“This is your daily, friendly reminder to use commas instead of periods during the dialogue of your story,” she said with a smile.
“Unless you are following the dialogue with an action and not a dialogue tag.” He took a deep breath and sat back down after making the clarifying statement.
“However,” she added, shifting in her seat, “it’s appropriate to use a comma if there’s action in the middle of a sentence.”
“True.” She glanced at the others. “You can also end with a period if you include an action between two separate statements.”
Things I didn’t know
“And–” she waved a pen as though to underline her statement–“if you’re interrupting a sentence with an action, you need to type two hyphens to make an en-dash.”
You guys have no idea how many students in my advanced fiction workshop didn’t know any of this when writing their stories.
Okay, but someone please explain question marks when followed by a dialogue tag. How do?
“The speech tag is still part of the previous sentence,” she explained, ‘so it isn’t capitalised.“
“What do you mean?” he asked. “But there’s a full stop as part of the question mark!”
She nodded gravely. “I know!” she said. “A lot of people find this confusing. But the speech tag belongs to the line of dialogue, it’s still part of the sentence, so it’s wrong to capitalise it.”

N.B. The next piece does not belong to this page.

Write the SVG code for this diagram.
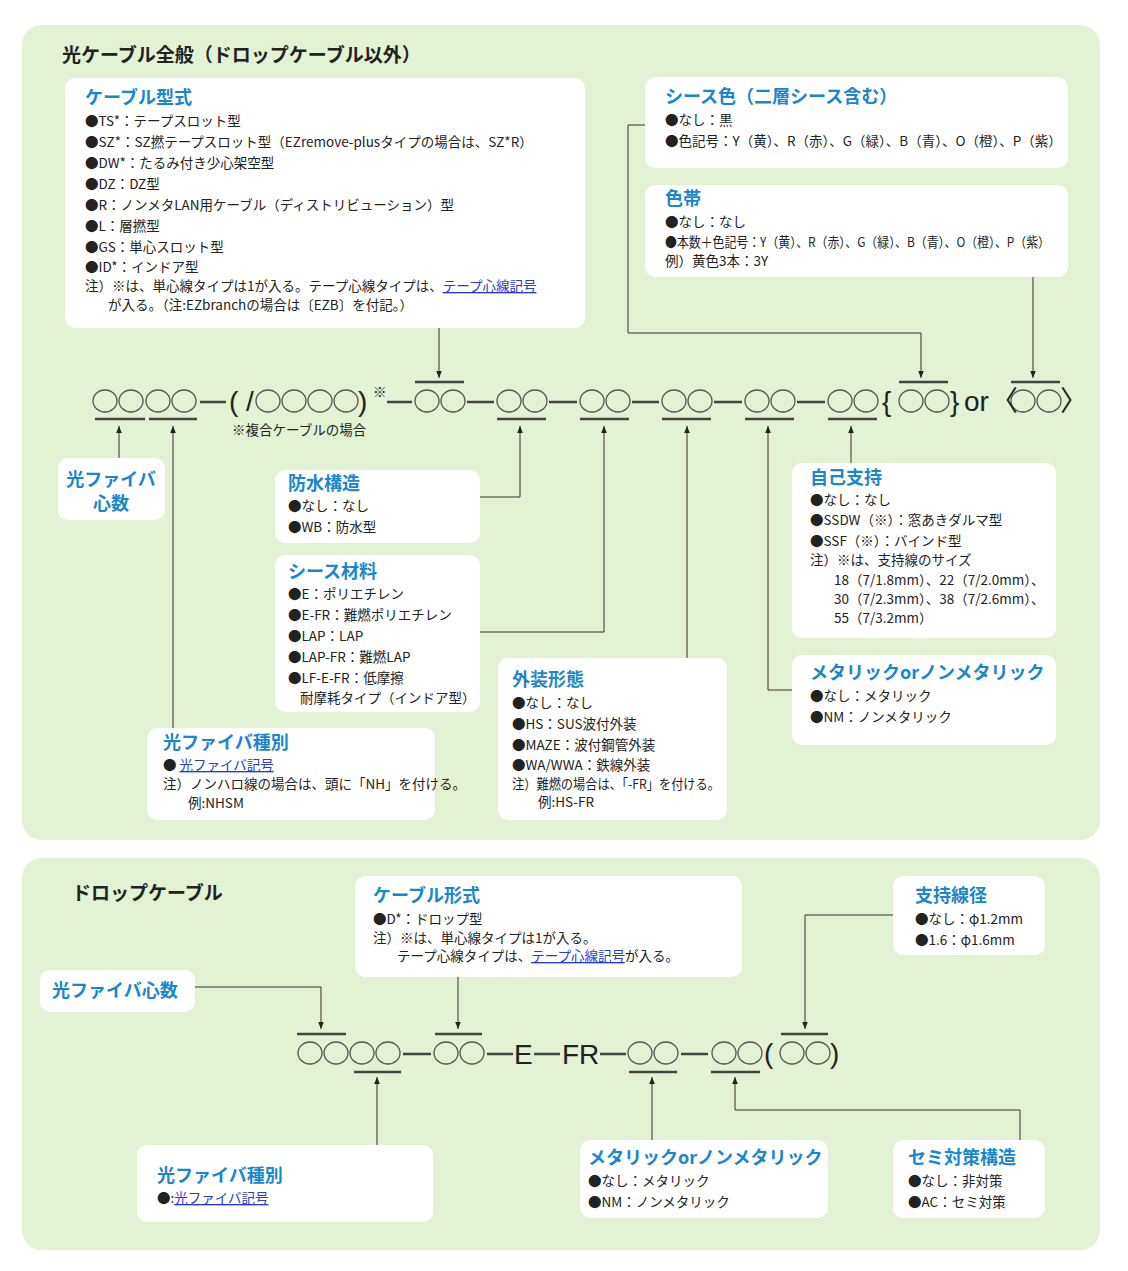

She reblogged the post again, because she had recently read far too many potentially enjoyable stories marred by poor dialogue punctuation.
I’ve only seen this post in screenshots till now..
NOICE. Can’t wait to use this
“There are two more ways"—she pointed to the blackboard—“to punctuate interruptions. One is with the em dashes outside the quotations marks to indicate continuous speech. The action occurs at the same time as speech. The other—” she sipped from a glass of water “—is em dashes within the quotation marks to indicate interrupted speech.”
“Neato,” she said, impressed by the easy-to-follow formatting.
“It can also get confusing to track when to capitalize dialogue tags,” Anne said, “because proper nouns like names are always capitalized, which muddies it up a bit.” “I see.” He stroked his chin. “And when an action breaks up a sentence and you aren’t using a dialogue tag, it is its own sentence, so the first word of it gets capitalized.”
Anne nodded. “Yes, but when the speech is followed by a dialogue tag that doesn’t start with a proper noun,” she continued, “you don’t capitalize it, like I mentioned before.” “Even if it’s an exclamation point or question mark, right?” he asked. “Exactly!” Anne replied.